On Mon, Oct 11, 2021 at 9:38 PM David Gow davidgow@google.com wrote:
On Mon, Oct 11, 2021 at 10:10 AM Jeremy Kerr jk@codeconstruct.com.au wrote:
Hey Jeremy, small world! :-)
Hi David,
In any case, thanks a lot -- this is awesome.
Oh neat, glad it's useful!
I'm happy to keep hacking on this if it's in a direction that makes sense for kunit in general. As an approximate plan, I can fix the UML breakages, then work on some resulting simplifications for tree-wide initialisers (we'd no longer need the null-terminated arrays of suites everywhere, for example).
+dlatypov, +kunit-dev
Yeah, we think this would be a much better direction for KUnit to go for modules. If you're happy to work on it, that'd be great! Brendan, Daniel (CCed), and I would be more than willing to help out with questions, reviews, etc, as well.

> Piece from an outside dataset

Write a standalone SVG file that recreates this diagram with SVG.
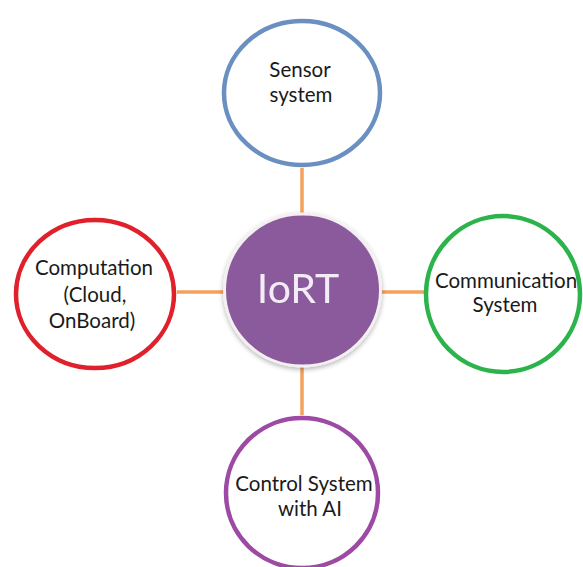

+1 to David. My immediate reaction to looking at your diff is that it is the way that module support *should have* always worked, (No offense to those who worked on KUnit module support in the past: any module support was a big improvement over none.) your implementation is so much simpler and less obtrusive.
On the other hand, if you're really busy and you'd rather we pick this up, improved module support has been on the to-do list for ages, so we could bump it up the list a bit and finish it off.
The UML breakages were mostly pretty simple: our default config doesn't require module support at all, so the various functions should just need to go behind the appropriate #ifdefs. A quick way to test it is just to run './tools/testing/kunit/kunit.py run' from the kernel source directory, which will configure, build, and run everything in the .kunit builddir.